I interviewed Oprah Winfrey, the most self-possessed woman I have ever met, who seemed to glow with success. George Clooney appeared to me to have all the charisma and old-fashioned charm of James Stewart and Henry Fonda. So did Tom Hanks, Kevin Costner and Kevin Spacey, but Clooney, in particular, created the kind of interest among the female staff I had only witnessed once before, when Robert Redford appeared on the show in the seventies.
But the biggest star of all, the one who created most interest among both sexes and gave us the highest rating we ever achieved on the comeback series, was David Beckham. He appeared with Victoria, along with George Best and Elton John, and the show was watched by more than nine million viewers. It was the top entertainment show on British television that week and made headlines that, in a sense, lasted forever. It was Victoria’s admission that she called her husband ‘Goldenballs’ that caused the media frenzy. The moment she said it I looked at David and he gave me a wry smile as if to say: ‘That’s me labelled for the next twenty years or more.’
Another time he was on the show we had adjoining dressing rooms. I answered a knock on my door and discovered David standing there with just a towel round his middle.
He said his shower wasn’t working so could he use mine? After the shower he stepped out of my room and into the path of a BBC secretary who was walking down the corridor carrying an armload of papers. When she looked up and found herself confronted by a half-naked David Beckham, she gave a little cry and an involuntary jerk of her arms, which sent her papers spilling on to the floor.
David and I helped her pick them up, and when she eventually continued her journey and passed me, flustered and blushing, she said, with a tut, ‘And me, a married woman.’

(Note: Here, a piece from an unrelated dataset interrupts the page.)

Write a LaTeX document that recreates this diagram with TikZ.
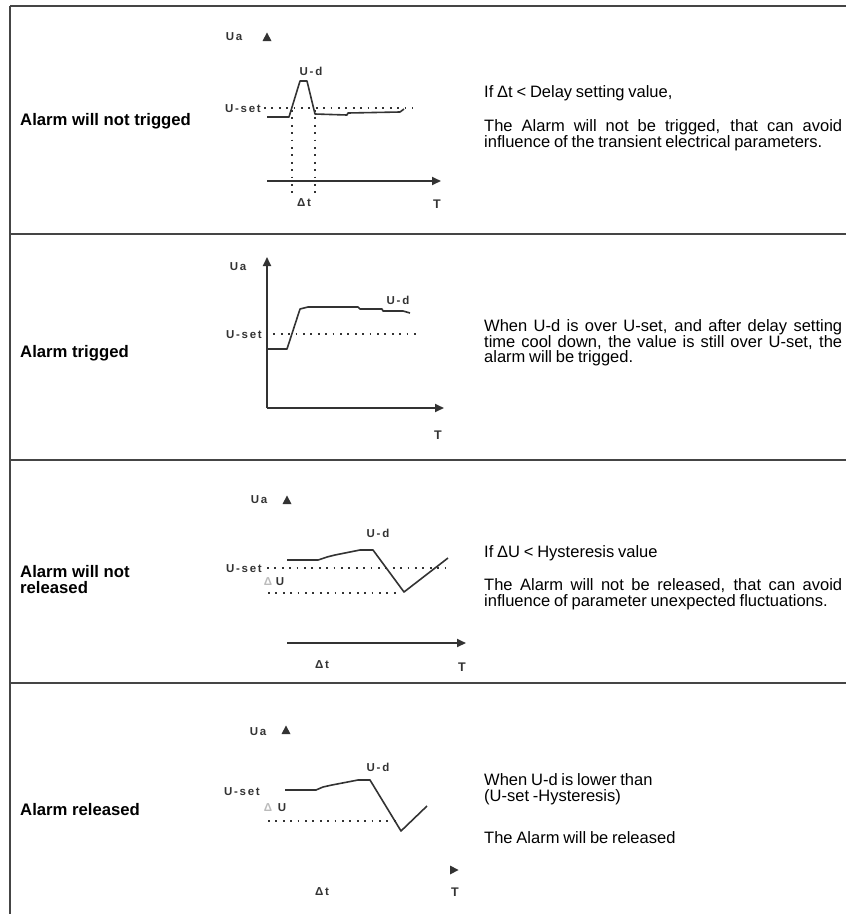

The appearance of George Best alongside David was particularly emotive. In the world of football, George was David’s godfather – George, the first rock’n’roll footballer, the original superstar, David then at the very apex of his fame and fortune. George, a recovering alcoholic, David so fit he gleamed with health. Most poignantly of all, George, for all his celebrity, earned, at most, two hundred quid a week from soccer and David was worth millions.